Saturday, May 07, 2011

Day 12: The Mother Road

After our awful night, we were slow getting started this morning. The breakfast area was pretty crowded. It had no hot breakfast option other than waffles. It only had one worker staffing the overcrowded, overbusy location, and she wasn’t very friendly or helpful (though, that might be due to being over worked and stressed.) And yes, I’m entitled to whine, because normally this particular hotel chain has great service, very nice rooms, and a decent hot breakfast buffet. I was really unpleasantly surprised at these lacks in this particular location.


Anyway, on the road we got, just slightly before ten instead of our intended 9am. We had to make a stop for some product to help de-odorize the van from last night’s mishap.

Our second unpleasant surprise of the morning was that though google maps put our next destination at just over four hours away, our Tom Tom was now telling us it was going to take nearly five and a half hours to get there. Since our next stop closed at 4pm, this was a concern. (And experience had proved the TomTom’s time estimations were more accurate than Google maps).

We decided to drive like the Californians did, which was to put greater priority on the flow of traffic than the posted speed limit. (Which wasn’t that hard to do, since there were very few speed limits posted.) We also skipped a lunch stop. Greasy fast food would have been asking for trouble anyway.

After our wonderful lesson on how to throw up in a paper bag, Toa laid down in the bag seat and Sweetling took the clean middle seat and we kept the windows down for a little while to give our deodorizer time to work.

We passed around the healthy snack bag a couple of times through the drive. Toa slept for a few hours and woke up his normal perky self. (He is currently throwing stuffed animals around the hotel room while the Jedi, Sweetling and I are all on laptops and netbooks.)

We hit Barstow California at ten after three and headed for the Route 66 Museum.


The museum was small, but packed full of nostalgia items.

The Jedi loved the classic Mustang,

But I preferred the Model T.
Complete with a "Horseless Carriage" license plate.


Personally, I loved that many of the items in their collection came with a narrative often told by the individual who had donated the item.

Including the old telephone switchboard. The first telephone operator said that she used to bring her knitting in to work on between calls, because there were so few phones in Barstow, she didn’t have much to do.

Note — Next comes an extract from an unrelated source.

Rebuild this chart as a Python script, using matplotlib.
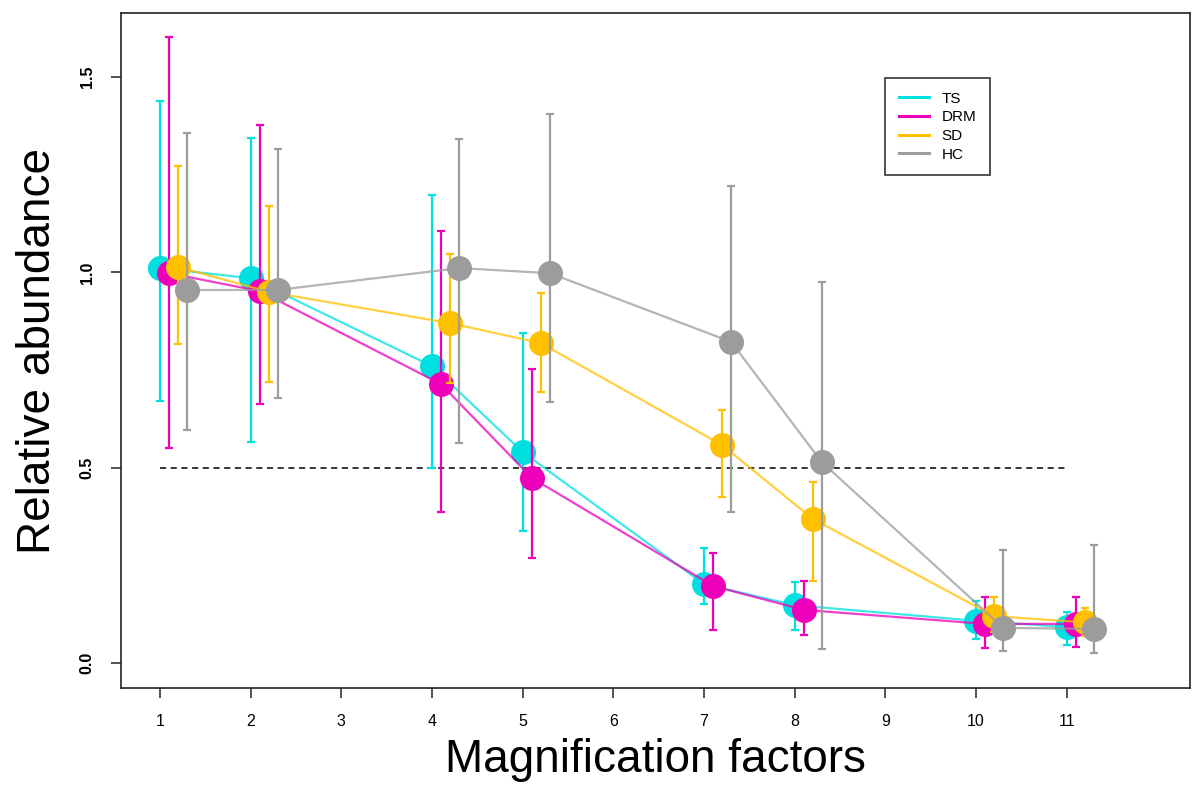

The Jedi talked to the couple manning the front desk. They had been from Cleveland, but had moved to California 10 years ago. As we were signing the visitors book, we noticed that someone from Norway had also signed in that day. The couple we were talking with said yes, the Norwegians sometimes had their motorcycles shipped to Chicago. Then they would fly to Chicago and ride their motorcycles down Historic 66 all the way from Chicago to Santa Monica, and then they would have their motorcycles shipped back to Norway and fly home. As we were leaving, someone from France was just coming in and going up to the counter. The Jedi thought I should practice my French and chat with him, but I went mind blank.

For dinner, we headed over to Denapoli’s Firehouse Italian Restaurant.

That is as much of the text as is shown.